Only the lines from the line with "Recreate this image" through the line with "plt.rcParams['font.family'] = ['Liberation" should be copied, exactly as they appear, with both ends kept.

►

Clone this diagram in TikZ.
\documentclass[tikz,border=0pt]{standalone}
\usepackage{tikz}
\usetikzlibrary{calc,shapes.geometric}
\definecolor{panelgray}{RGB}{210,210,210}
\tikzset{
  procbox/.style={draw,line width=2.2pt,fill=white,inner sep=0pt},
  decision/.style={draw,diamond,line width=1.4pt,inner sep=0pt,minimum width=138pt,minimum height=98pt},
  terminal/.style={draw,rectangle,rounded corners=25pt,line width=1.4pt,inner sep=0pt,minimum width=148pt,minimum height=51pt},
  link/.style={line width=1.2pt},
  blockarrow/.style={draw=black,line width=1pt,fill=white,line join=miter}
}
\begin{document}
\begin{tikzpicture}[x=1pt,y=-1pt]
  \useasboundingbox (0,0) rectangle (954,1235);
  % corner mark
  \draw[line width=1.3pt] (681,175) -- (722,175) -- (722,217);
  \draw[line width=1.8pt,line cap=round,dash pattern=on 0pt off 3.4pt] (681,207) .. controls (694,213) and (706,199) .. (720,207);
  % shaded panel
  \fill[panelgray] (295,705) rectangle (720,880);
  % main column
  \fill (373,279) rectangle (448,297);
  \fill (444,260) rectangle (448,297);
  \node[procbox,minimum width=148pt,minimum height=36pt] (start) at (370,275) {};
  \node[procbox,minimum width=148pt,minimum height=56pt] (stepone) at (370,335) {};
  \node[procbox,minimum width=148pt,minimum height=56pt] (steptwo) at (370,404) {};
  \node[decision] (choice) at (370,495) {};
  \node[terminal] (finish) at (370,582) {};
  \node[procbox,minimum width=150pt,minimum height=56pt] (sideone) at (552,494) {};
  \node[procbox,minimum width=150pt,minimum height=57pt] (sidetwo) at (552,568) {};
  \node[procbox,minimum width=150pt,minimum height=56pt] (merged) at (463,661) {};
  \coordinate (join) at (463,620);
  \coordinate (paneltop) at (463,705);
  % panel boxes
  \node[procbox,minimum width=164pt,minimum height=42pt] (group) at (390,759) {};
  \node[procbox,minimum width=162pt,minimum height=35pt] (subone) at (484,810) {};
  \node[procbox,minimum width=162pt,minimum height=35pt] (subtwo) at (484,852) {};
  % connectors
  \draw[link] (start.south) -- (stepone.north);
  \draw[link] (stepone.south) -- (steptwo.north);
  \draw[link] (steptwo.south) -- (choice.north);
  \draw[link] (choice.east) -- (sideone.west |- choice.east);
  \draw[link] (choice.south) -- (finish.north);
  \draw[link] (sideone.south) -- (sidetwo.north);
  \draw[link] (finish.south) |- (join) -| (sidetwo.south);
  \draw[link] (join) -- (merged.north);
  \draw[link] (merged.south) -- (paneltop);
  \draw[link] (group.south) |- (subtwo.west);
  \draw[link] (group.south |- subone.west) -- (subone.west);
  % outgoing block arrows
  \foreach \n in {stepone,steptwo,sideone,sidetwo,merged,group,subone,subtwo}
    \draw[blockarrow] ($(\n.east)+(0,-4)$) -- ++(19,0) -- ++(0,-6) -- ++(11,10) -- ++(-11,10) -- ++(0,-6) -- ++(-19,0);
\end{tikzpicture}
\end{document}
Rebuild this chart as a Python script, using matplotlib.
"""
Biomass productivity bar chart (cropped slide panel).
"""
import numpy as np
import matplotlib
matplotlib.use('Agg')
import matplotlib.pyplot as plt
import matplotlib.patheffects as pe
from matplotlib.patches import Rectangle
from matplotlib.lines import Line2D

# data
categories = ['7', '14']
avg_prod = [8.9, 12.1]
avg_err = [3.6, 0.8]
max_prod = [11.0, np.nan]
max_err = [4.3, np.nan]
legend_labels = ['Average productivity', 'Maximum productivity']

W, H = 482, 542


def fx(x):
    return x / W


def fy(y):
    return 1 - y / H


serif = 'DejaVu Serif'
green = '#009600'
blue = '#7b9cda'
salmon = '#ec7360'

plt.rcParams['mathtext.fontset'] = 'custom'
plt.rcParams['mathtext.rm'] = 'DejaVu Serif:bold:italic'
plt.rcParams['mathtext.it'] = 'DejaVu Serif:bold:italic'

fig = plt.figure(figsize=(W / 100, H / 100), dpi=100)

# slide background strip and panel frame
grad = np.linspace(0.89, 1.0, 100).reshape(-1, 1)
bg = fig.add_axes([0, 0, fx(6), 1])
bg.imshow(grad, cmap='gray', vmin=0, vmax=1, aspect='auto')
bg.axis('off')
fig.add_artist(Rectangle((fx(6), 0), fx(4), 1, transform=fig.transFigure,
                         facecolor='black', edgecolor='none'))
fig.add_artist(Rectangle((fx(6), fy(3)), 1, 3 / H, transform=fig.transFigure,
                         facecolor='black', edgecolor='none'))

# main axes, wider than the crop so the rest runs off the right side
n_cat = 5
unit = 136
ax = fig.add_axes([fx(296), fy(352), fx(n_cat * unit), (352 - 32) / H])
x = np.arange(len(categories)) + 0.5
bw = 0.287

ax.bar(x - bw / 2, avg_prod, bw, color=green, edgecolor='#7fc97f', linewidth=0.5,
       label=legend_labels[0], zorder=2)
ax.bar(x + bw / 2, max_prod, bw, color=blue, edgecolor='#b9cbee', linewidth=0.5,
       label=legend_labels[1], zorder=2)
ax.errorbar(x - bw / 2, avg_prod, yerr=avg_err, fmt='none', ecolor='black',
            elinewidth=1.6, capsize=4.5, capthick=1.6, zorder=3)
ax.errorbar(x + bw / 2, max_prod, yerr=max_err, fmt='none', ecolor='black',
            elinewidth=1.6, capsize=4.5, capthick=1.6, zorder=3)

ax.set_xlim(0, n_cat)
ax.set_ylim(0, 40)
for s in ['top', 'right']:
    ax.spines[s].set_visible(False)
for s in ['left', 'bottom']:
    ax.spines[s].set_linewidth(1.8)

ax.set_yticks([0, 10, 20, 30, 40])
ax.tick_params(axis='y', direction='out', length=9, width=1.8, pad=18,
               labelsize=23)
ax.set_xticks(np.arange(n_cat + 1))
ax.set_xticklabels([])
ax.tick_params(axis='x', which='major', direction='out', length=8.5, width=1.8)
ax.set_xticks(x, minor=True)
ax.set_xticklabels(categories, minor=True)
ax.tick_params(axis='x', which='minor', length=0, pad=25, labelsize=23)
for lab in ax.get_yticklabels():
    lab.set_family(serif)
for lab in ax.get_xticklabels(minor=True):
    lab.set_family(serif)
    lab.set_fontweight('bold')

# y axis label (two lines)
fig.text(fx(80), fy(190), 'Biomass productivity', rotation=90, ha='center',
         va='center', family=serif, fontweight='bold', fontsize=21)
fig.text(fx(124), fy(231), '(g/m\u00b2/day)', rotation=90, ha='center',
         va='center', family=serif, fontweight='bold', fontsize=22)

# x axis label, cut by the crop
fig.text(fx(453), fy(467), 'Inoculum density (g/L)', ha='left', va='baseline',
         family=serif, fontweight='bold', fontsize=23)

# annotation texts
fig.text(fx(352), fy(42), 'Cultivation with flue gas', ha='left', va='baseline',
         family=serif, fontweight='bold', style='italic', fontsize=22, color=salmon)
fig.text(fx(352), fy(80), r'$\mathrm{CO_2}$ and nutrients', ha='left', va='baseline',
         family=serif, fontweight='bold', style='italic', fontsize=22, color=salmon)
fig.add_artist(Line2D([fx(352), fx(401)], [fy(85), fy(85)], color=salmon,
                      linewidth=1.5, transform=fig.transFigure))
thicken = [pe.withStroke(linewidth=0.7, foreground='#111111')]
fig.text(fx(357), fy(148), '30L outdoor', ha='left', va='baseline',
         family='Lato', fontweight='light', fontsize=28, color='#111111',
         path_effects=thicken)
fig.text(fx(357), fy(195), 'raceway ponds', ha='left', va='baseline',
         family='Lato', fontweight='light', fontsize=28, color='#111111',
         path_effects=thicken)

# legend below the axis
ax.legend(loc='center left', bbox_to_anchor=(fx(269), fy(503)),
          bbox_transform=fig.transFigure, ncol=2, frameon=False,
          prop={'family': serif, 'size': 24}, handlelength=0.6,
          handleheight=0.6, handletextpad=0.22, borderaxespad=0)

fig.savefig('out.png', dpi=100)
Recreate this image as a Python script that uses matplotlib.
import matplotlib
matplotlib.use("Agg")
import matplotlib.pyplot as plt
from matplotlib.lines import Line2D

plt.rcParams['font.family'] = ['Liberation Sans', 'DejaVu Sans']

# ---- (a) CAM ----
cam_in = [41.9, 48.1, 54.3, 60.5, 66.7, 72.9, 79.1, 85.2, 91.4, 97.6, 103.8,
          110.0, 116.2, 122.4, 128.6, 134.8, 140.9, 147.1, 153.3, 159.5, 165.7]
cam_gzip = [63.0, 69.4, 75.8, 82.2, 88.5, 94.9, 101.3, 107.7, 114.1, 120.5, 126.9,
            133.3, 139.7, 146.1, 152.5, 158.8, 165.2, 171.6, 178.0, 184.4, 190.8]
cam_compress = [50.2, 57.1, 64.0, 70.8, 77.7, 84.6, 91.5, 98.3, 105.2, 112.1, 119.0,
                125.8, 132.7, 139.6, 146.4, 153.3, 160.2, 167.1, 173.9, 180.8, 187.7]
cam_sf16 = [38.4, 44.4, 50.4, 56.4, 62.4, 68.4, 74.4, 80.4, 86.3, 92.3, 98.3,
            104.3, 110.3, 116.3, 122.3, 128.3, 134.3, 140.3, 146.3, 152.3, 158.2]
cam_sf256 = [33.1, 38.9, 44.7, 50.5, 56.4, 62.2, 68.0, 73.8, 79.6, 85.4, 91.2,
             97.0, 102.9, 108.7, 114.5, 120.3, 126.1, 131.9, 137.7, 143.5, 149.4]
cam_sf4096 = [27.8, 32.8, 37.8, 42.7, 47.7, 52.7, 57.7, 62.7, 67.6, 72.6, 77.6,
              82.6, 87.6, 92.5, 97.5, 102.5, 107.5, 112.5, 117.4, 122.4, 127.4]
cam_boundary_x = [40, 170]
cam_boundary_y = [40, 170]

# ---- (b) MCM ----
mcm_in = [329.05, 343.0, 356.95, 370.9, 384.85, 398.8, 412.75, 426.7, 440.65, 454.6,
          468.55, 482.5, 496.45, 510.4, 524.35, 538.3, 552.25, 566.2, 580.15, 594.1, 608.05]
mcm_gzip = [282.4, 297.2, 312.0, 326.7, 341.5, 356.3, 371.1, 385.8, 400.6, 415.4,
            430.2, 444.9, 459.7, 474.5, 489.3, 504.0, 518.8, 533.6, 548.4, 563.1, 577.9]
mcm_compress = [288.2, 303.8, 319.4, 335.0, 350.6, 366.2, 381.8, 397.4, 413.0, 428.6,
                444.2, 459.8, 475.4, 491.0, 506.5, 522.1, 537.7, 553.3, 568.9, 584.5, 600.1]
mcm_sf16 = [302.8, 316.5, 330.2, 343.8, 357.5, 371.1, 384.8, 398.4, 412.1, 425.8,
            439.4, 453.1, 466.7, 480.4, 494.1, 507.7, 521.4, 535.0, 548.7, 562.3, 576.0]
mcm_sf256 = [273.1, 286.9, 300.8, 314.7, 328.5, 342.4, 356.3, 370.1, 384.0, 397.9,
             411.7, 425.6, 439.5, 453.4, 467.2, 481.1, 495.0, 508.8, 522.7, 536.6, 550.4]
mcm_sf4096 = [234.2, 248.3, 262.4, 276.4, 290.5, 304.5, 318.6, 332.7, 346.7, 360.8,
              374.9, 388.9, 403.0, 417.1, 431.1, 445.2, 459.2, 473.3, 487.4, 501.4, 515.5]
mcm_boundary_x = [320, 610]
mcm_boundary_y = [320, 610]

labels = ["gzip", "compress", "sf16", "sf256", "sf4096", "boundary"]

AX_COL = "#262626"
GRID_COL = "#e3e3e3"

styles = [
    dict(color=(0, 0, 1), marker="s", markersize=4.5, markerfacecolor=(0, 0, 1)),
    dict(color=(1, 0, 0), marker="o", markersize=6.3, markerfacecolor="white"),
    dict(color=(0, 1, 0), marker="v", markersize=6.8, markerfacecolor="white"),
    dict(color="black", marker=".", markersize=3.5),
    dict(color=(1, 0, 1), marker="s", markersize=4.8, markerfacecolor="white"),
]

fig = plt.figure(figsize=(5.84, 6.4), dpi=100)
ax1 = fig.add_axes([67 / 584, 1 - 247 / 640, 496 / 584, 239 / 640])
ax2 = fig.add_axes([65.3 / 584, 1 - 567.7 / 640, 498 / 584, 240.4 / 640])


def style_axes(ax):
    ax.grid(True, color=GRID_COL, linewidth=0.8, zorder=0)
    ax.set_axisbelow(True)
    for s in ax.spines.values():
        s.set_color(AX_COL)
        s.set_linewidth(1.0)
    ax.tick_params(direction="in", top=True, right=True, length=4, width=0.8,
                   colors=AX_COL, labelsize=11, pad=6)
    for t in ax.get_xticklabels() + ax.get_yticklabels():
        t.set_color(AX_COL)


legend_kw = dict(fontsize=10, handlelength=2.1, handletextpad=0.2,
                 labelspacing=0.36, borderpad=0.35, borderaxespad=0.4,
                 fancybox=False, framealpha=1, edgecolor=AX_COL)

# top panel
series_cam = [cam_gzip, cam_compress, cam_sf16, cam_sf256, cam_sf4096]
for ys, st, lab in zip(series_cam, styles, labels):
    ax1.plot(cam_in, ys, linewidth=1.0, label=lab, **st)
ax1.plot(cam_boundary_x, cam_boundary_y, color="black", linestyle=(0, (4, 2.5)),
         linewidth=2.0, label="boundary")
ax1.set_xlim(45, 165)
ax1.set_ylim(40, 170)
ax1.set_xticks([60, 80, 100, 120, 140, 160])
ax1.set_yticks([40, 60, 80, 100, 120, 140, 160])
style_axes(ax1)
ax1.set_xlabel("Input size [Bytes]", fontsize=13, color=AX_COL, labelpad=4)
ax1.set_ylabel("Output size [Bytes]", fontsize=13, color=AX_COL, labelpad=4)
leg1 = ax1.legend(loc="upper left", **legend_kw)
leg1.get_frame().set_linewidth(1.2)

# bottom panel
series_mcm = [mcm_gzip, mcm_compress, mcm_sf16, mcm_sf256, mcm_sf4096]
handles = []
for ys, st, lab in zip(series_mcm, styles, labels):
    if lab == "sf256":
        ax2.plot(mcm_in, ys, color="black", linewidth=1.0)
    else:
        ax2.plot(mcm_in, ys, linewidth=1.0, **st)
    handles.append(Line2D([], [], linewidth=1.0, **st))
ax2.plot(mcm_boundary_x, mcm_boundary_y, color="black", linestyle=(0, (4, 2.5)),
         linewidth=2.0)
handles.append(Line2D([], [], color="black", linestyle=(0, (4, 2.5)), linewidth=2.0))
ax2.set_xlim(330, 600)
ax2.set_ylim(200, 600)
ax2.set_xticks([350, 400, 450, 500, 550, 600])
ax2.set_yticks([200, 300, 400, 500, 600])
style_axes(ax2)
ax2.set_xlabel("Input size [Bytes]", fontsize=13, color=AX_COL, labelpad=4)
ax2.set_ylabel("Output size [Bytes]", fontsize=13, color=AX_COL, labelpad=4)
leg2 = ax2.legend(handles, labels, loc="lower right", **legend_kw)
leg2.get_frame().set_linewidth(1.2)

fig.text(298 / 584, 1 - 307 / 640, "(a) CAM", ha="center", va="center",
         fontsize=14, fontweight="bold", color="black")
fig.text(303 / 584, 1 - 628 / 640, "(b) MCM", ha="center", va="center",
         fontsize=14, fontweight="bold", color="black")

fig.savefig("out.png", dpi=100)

◄

- Written answer -
Recreate this image as a Python script that uses matplotlib.
import matplotlib
matplotlib.use("Agg")
import matplotlib.pyplot as plt
from matplotlib.lines import Line2D

plt.rcParams['font.family'] = ['Liberation Sans', 'DejaVu Sans']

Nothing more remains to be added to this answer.